A block of data
BEGIN

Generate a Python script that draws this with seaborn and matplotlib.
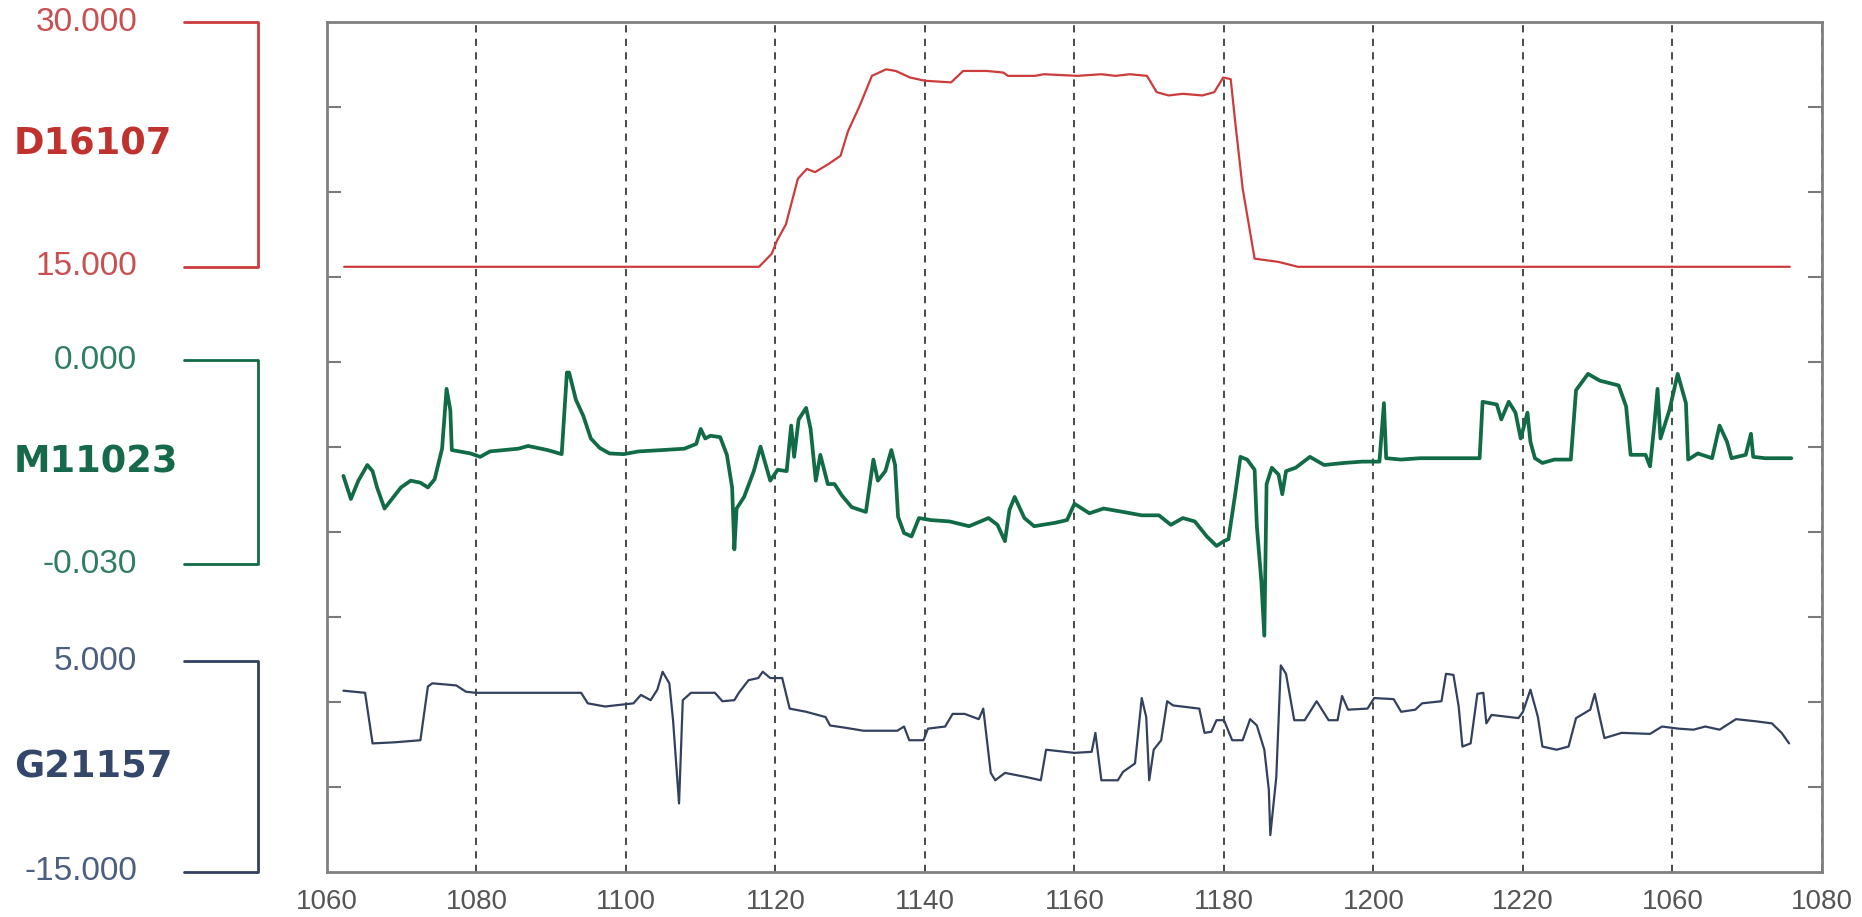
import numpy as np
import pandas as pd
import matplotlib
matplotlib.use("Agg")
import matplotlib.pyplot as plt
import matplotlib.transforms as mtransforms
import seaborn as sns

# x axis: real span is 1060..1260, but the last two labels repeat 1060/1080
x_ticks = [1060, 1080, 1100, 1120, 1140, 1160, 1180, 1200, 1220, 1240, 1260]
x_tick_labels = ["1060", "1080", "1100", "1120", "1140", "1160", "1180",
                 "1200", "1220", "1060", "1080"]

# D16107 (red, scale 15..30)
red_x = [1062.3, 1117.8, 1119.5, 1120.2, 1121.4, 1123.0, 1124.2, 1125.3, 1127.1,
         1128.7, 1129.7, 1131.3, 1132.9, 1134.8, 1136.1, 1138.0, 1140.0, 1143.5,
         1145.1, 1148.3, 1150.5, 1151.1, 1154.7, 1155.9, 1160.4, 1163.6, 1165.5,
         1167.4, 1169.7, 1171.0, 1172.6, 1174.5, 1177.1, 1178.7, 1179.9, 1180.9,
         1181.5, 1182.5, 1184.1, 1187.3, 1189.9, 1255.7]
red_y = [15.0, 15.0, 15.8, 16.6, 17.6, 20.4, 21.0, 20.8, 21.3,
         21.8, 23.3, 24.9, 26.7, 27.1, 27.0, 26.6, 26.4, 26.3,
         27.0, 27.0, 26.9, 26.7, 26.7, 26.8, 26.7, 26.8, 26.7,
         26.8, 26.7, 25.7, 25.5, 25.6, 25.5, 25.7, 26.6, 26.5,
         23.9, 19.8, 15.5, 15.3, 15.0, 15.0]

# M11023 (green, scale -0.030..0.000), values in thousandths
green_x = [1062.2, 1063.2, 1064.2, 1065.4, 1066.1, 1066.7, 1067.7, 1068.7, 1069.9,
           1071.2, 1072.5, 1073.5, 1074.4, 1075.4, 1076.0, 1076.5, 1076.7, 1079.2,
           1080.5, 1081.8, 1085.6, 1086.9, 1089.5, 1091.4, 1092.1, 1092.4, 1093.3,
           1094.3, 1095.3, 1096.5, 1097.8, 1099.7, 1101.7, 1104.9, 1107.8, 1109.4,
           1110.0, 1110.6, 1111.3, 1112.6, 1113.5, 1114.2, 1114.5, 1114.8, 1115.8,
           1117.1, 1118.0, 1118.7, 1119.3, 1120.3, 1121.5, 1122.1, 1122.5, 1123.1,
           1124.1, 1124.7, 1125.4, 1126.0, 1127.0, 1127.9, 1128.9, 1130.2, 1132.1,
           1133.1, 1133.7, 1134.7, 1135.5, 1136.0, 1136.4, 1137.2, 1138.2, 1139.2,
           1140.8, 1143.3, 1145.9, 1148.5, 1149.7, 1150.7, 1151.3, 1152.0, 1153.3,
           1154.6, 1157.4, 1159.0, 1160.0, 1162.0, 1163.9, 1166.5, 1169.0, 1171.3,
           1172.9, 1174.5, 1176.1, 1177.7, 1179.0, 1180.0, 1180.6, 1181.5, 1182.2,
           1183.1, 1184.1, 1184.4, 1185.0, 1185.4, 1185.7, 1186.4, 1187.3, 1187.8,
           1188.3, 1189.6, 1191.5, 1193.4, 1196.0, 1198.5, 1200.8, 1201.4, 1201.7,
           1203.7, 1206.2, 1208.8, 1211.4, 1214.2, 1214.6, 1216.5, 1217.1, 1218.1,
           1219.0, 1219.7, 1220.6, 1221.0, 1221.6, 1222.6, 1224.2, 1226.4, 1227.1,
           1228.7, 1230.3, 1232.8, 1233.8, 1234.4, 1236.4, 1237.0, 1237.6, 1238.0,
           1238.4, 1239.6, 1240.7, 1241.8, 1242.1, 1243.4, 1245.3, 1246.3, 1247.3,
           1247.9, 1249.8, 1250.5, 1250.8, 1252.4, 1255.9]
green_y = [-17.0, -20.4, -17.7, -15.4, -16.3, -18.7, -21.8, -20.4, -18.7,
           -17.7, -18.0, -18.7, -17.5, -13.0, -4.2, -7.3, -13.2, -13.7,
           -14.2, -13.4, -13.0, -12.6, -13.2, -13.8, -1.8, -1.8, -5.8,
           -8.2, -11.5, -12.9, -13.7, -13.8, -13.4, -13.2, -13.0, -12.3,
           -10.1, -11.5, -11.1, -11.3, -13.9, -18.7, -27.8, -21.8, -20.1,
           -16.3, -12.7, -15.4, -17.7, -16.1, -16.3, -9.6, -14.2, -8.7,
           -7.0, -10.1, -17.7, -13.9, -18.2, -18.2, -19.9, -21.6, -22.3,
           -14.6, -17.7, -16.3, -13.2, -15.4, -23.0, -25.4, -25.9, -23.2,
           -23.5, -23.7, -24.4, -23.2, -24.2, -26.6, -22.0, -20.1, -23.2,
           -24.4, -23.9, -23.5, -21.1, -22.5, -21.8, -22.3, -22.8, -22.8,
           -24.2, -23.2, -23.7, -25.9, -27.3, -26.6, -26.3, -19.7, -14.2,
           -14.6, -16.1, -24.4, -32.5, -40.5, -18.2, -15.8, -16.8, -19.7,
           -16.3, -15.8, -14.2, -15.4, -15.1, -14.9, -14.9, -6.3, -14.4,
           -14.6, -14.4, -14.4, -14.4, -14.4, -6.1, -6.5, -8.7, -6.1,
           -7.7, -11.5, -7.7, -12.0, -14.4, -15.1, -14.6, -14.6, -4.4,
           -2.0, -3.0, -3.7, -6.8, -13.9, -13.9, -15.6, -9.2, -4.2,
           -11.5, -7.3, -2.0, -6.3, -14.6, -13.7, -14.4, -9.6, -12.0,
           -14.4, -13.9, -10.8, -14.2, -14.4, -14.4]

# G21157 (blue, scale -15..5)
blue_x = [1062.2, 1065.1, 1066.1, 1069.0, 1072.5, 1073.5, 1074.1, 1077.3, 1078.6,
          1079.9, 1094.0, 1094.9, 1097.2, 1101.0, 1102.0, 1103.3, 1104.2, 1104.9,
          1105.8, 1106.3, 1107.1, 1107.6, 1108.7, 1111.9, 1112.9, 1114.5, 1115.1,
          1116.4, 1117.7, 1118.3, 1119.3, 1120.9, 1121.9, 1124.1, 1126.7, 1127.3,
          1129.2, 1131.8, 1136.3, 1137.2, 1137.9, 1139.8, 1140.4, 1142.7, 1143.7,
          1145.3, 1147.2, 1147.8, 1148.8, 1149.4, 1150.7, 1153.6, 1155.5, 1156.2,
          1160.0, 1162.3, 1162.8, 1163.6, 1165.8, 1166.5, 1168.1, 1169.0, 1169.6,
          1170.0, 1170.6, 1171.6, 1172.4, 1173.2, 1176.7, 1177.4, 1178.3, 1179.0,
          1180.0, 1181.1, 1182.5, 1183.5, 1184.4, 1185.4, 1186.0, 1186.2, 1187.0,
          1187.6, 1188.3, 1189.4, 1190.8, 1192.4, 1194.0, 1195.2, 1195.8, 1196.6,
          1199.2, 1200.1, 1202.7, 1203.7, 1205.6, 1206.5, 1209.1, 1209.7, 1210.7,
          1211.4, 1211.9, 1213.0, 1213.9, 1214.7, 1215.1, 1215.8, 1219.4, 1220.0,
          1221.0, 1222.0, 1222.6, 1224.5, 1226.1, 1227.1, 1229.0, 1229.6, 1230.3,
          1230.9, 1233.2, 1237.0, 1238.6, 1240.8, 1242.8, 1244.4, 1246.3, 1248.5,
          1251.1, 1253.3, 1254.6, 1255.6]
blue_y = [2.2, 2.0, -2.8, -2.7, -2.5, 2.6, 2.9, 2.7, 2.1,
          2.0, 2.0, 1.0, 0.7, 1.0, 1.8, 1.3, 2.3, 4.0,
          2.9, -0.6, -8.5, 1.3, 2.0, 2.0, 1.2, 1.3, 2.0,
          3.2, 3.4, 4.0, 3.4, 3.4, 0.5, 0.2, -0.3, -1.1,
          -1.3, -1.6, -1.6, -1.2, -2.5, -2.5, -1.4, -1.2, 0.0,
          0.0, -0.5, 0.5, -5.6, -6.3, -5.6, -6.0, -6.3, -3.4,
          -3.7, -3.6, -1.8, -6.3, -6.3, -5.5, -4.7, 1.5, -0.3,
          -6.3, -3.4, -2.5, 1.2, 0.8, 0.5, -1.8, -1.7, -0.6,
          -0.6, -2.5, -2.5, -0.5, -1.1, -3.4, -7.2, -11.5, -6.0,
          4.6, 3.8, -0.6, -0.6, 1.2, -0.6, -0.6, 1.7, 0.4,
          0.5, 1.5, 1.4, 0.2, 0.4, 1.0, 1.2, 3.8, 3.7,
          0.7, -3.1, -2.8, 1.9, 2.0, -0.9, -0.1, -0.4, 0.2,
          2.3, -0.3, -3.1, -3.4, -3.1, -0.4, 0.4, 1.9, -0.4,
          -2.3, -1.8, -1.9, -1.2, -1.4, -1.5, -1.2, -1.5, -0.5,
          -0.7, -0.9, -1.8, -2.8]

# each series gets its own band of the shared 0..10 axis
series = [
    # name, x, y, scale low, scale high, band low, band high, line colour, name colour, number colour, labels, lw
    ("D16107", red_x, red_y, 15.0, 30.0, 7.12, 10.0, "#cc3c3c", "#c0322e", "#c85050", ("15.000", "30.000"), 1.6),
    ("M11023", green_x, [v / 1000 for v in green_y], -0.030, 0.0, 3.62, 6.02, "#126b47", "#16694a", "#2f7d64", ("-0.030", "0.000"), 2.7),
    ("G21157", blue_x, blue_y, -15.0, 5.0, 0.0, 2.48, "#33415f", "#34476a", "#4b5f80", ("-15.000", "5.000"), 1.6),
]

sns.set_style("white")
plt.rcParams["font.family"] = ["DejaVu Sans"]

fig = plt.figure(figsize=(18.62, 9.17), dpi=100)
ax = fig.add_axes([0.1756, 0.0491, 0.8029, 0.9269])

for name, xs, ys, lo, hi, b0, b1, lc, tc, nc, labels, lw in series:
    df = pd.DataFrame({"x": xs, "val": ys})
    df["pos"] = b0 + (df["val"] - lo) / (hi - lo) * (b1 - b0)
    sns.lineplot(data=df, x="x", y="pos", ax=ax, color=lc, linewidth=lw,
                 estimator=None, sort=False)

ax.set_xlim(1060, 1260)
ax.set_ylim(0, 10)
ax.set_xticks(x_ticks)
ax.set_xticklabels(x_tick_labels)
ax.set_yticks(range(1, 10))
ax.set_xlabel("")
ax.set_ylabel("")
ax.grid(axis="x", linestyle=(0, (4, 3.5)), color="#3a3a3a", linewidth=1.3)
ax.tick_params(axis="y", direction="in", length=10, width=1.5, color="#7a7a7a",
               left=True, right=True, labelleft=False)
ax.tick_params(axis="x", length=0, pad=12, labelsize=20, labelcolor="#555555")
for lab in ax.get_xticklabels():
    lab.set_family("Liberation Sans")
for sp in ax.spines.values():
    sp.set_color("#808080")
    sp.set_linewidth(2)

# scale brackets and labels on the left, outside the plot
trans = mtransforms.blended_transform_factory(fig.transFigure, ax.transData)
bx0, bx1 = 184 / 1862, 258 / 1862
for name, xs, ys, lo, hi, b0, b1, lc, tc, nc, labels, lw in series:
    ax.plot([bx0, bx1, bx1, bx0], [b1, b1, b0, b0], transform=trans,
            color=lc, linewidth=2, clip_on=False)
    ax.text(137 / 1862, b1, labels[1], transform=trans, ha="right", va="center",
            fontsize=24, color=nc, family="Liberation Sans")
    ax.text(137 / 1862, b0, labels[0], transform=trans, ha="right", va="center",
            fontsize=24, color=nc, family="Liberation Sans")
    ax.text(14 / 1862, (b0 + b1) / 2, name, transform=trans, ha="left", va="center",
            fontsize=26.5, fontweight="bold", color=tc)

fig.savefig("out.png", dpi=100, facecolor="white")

END
BEGIN

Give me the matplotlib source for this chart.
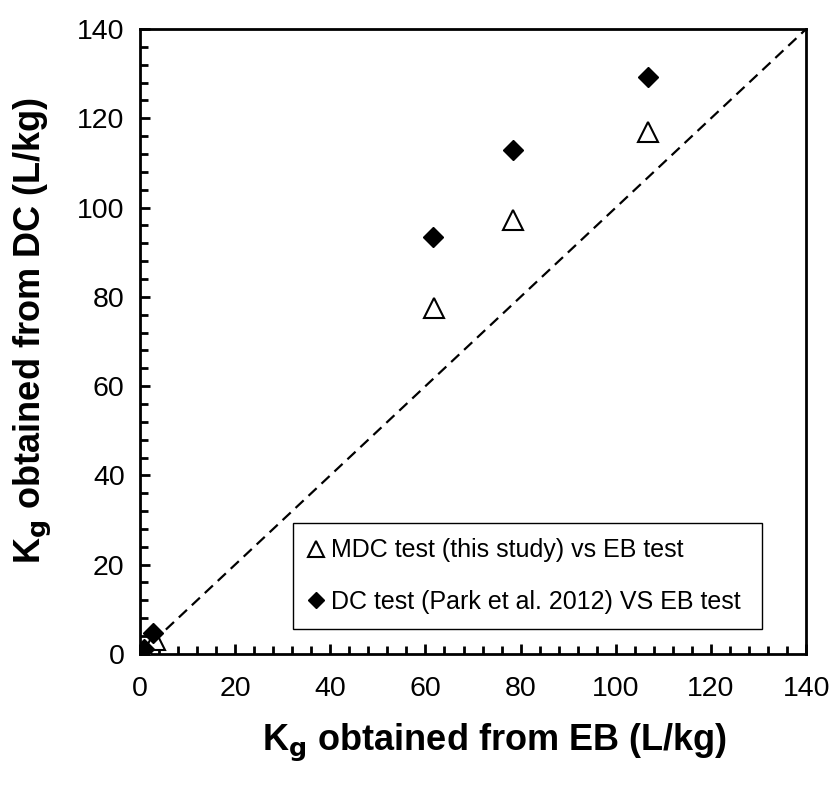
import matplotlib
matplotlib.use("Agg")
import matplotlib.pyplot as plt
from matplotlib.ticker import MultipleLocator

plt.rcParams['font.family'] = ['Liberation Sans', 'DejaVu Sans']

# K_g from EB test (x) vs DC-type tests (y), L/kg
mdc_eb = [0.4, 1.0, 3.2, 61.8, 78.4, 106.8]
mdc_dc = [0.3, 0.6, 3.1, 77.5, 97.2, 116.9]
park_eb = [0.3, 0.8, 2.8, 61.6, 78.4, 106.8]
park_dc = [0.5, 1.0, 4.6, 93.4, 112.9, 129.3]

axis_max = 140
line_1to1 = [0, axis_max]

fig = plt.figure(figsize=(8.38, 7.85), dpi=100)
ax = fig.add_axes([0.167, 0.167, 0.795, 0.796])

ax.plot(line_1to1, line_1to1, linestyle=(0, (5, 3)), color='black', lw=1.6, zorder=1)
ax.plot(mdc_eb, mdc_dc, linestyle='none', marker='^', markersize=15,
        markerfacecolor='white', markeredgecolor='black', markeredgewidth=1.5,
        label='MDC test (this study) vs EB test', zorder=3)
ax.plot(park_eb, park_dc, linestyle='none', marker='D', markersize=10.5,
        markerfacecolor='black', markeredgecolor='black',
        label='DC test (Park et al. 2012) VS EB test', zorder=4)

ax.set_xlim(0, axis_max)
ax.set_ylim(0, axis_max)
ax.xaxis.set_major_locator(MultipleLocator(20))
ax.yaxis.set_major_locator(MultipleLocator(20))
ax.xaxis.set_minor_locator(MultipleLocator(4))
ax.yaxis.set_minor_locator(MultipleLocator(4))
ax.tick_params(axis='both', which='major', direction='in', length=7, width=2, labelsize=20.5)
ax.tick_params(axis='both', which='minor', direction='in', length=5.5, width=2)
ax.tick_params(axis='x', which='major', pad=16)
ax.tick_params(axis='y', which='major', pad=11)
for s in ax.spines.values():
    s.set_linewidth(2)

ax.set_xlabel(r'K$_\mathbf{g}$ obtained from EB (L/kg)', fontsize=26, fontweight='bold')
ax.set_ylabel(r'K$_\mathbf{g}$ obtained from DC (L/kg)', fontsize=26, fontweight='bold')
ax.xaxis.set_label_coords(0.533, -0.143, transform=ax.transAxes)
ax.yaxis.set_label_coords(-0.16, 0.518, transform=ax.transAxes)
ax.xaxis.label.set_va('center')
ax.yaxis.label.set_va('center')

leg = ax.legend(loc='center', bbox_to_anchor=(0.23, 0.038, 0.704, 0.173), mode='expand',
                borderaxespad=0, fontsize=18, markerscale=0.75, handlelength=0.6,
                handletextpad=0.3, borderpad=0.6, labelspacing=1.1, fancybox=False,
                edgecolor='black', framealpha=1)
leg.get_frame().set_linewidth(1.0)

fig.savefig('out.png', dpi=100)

END

WHAT YOU NEED TO DO = Go up to the line with "Give me the matplotlib source for this chart." and retype exactly from there through the line with "park_dc = [0.5, 1.0, 4.6, 93.4, 112.9, 129.3]". Leave out pictures.

OUTPUT BELOW =
Give me the matplotlib source for this chart.
import matplotlib
matplotlib.use("Agg")
import matplotlib.pyplot as plt
from matplotlib.ticker import MultipleLocator

plt.rcParams['font.family'] = ['Liberation Sans', 'DejaVu Sans']

# K_g from EB test (x) vs DC-type tests (y), L/kg
mdc_eb = [0.4, 1.0, 3.2, 61.8, 78.4, 106.8]
mdc_dc = [0.3, 0.6, 3.1, 77.5, 97.2, 116.9]
park_eb = [0.3, 0.8, 2.8, 61.6, 78.4, 106.8]
park_dc = [0.5, 1.0, 4.6, 93.4, 112.9, 129.3]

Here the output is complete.